__Required work__: Copy the data below exactly, omitting any picture it contains.

— BEGIN Provided material —

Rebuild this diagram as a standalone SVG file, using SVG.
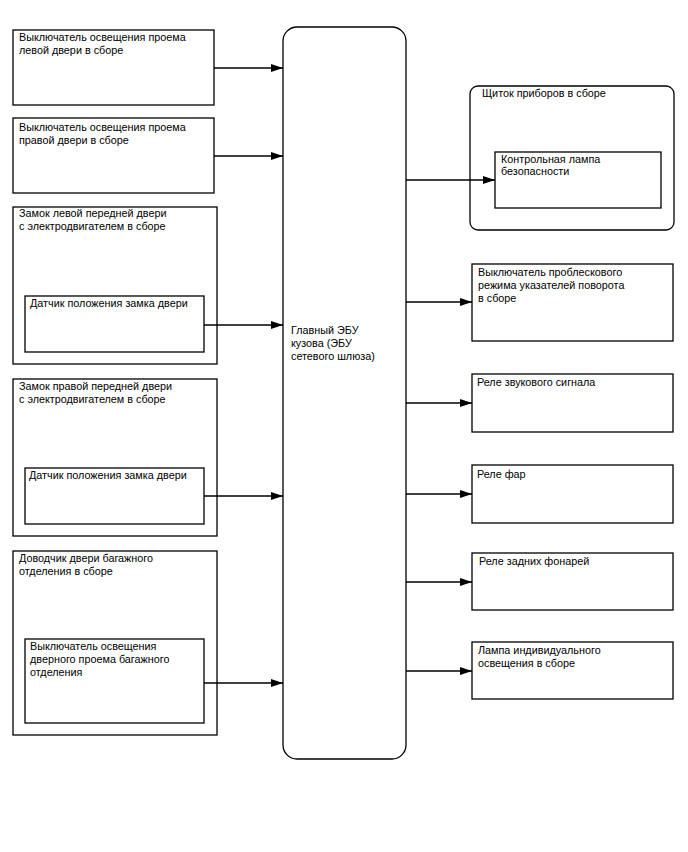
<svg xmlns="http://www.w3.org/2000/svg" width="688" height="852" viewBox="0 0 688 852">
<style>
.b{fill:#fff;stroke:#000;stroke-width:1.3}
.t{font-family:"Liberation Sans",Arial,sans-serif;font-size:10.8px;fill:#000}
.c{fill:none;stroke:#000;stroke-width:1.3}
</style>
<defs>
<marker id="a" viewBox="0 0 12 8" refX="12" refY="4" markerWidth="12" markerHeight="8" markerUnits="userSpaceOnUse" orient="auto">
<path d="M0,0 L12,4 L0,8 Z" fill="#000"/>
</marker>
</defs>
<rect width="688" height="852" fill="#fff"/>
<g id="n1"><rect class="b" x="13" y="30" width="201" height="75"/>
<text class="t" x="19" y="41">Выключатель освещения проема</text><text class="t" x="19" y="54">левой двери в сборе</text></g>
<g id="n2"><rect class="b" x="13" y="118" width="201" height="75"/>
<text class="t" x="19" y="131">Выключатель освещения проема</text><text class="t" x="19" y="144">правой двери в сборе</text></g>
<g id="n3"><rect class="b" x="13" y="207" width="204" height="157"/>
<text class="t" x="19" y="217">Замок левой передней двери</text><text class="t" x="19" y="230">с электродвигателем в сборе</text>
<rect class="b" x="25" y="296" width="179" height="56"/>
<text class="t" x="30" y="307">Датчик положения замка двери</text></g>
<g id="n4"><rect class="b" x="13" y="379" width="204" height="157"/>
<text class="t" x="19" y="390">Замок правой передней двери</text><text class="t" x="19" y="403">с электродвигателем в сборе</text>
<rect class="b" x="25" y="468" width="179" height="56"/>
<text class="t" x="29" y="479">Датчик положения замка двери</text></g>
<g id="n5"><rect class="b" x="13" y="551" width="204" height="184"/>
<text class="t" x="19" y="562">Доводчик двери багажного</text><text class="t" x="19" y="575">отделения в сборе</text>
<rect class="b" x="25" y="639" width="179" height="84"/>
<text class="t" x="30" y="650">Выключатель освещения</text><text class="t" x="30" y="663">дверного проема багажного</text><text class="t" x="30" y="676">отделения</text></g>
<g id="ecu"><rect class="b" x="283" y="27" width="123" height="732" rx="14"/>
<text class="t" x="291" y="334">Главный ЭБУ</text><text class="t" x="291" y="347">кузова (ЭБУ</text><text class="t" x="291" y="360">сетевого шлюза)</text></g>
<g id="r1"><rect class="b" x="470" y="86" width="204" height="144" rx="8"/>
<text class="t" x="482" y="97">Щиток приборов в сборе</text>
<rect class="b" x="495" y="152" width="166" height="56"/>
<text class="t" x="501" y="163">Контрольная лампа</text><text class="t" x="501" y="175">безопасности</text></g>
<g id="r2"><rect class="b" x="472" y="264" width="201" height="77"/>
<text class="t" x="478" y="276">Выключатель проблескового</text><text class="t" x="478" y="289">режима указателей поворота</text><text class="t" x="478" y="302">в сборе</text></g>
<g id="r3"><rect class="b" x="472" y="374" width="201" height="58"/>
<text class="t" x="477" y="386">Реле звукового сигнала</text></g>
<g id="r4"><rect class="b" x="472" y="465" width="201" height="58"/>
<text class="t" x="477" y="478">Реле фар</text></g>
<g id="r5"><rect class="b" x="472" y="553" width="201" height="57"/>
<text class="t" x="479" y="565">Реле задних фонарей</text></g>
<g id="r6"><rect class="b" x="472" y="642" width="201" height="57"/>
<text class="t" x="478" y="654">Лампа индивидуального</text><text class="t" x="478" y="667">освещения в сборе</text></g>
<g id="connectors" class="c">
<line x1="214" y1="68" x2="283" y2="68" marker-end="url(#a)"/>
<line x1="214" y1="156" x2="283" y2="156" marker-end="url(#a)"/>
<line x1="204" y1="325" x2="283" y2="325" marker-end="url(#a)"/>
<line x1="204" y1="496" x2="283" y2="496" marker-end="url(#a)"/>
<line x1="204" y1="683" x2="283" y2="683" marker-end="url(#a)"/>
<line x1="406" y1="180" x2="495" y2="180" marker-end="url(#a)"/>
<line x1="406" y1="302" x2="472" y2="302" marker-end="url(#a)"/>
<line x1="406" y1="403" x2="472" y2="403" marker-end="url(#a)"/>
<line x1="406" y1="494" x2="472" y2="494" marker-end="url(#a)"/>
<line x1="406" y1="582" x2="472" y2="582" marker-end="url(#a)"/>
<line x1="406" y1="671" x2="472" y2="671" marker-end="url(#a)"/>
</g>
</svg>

— END Provided material —

__Finished answer__:
Rebuild this diagram as a standalone SVG file, using SVG.
<svg xmlns="http://www.w3.org/2000/svg" width="688" height="852" viewBox="0 0 688 852">
<style>
.b{fill:#fff;stroke:#000;stroke-width:1.3}
.t{font-family:"Liberation Sans",Arial,sans-serif;font-size:10.8px;fill:#000}
.c{fill:none;stroke:#000;stroke-width:1.3}
</style>
<defs>
<marker id="a" viewBox="0 0 12 8" refX="12" refY="4" markerWidth="12" markerHeight="8" markerUnits="userSpaceOnUse" orient="auto">
<path d="M0,0 L12,4 L0,8 Z" fill="#000"/>
</marker>
</defs>
<rect width="688" height="852" fill="#fff"/>
<g id="n1"><rect class="b" x="13" y="30" width="201" height="75"/>
<text class="t" x="19" y="41">Выключатель освещения проема</text><text class="t" x="19" y="54">левой двери в сборе</text></g>
<g id="n2"><rect class="b" x="13" y="118" width="201" height="75"/>
<text class="t" x="19" y="131">Выключатель освещения проема</text><text class="t" x="19" y="144">правой двери в сборе</text></g>
<g id="n3"><rect class="b" x="13" y="207" width="204" height="157"/>
<text class="t" x="19" y="217">Замок левой передней двери</text><text class="t" x="19" y="230">с электродвигателем в сборе</text>
<rect class="b" x="25" y="296" width="179" height="56"/>
<text class="t" x="30" y="307">Датчик положения замка двери</text></g>
<g id="n4"><rect class="b" x="13" y="379" width="204" height="157"/>
<text class="t" x="19" y="390">Замок правой передней двери</text><text class="t" x="19" y="403">с электродвигателем в сборе</text>
<rect class="b" x="25" y="468" width="179" height="56"/>
<text class="t" x="29" y="479">Датчик положения замка двери</text></g>
<g id="n5"><rect class="b" x="13" y="551" width="204" height="184"/>
<text class="t" x="19" y="562">Доводчик двери багажного</text><text class="t" x="19" y="575">отделения в сборе</text>
<rect class="b" x="25" y="639" width="179" height="84"/>
<text class="t" x="30" y="650">Выключатель освещения</text><text class="t" x="30" y="663">дверного проема багажного</text><text class="t" x="30" y="676">отделения</text></g>
<g id="ecu"><rect class="b" x="283" y="27" width="123" height="732" rx="14"/>
<text class="t" x="291" y="334">Главный ЭБУ</text><text class="t" x="291" y="347">кузова (ЭБУ</text><text class="t" x="291" y="360">сетевого шлюза)</text></g>
<g id="r1"><rect class="b" x="470" y="86" width="204" height="144" rx="8"/>
<text class="t" x="482" y="97">Щиток приборов в сборе</text>
<rect class="b" x="495" y="152" width="166" height="56"/>
<text class="t" x="501" y="163">Контрольная лампа</text><text class="t" x="501" y="175">безопасности</text></g>
<g id="r2"><rect class="b" x="472" y="264" width="201" height="77"/>
<text class="t" x="478" y="276">Выключатель проблескового</text><text class="t" x="478" y="289">режима указателей поворота</text><text class="t" x="478" y="302">в сборе</text></g>
<g id="r3"><rect class="b" x="472" y="374" width="201" height="58"/>
<text class="t" x="477" y="386">Реле звукового сигнала</text></g>
<g id="r4"><rect class="b" x="472" y="465" width="201" height="58"/>
<text class="t" x="477" y="478">Реле фар</text></g>
<g id="r5"><rect class="b" x="472" y="553" width="201" height="57"/>
<text class="t" x="479" y="565">Реле задних фонарей</text></g>
<g id="r6"><rect class="b" x="472" y="642" width="201" height="57"/>
<text class="t" x="478" y="654">Лампа индивидуального</text><text class="t" x="478" y="667">освещения в сборе</text></g>
<g id="connectors" class="c">
<line x1="214" y1="68" x2="283" y2="68" marker-end="url(#a)"/>
<line x1="214" y1="156" x2="283" y2="156" marker-end="url(#a)"/>
<line x1="204" y1="325" x2="283" y2="325" marker-end="url(#a)"/>
<line x1="204" y1="496" x2="283" y2="496" marker-end="url(#a)"/>
<line x1="204" y1="683" x2="283" y2="683" marker-end="url(#a)"/>
<line x1="406" y1="180" x2="495" y2="180" marker-end="url(#a)"/>
<line x1="406" y1="302" x2="472" y2="302" marker-end="url(#a)"/>
<line x1="406" y1="403" x2="472" y2="403" marker-end="url(#a)"/>
<line x1="406" y1="494" x2="472" y2="494" marker-end="url(#a)"/>
<line x1="406" y1="582" x2="472" y2="582" marker-end="url(#a)"/>
<line x1="406" y1="671" x2="472" y2="671" marker-end="url(#a)"/>
</g>
</svg>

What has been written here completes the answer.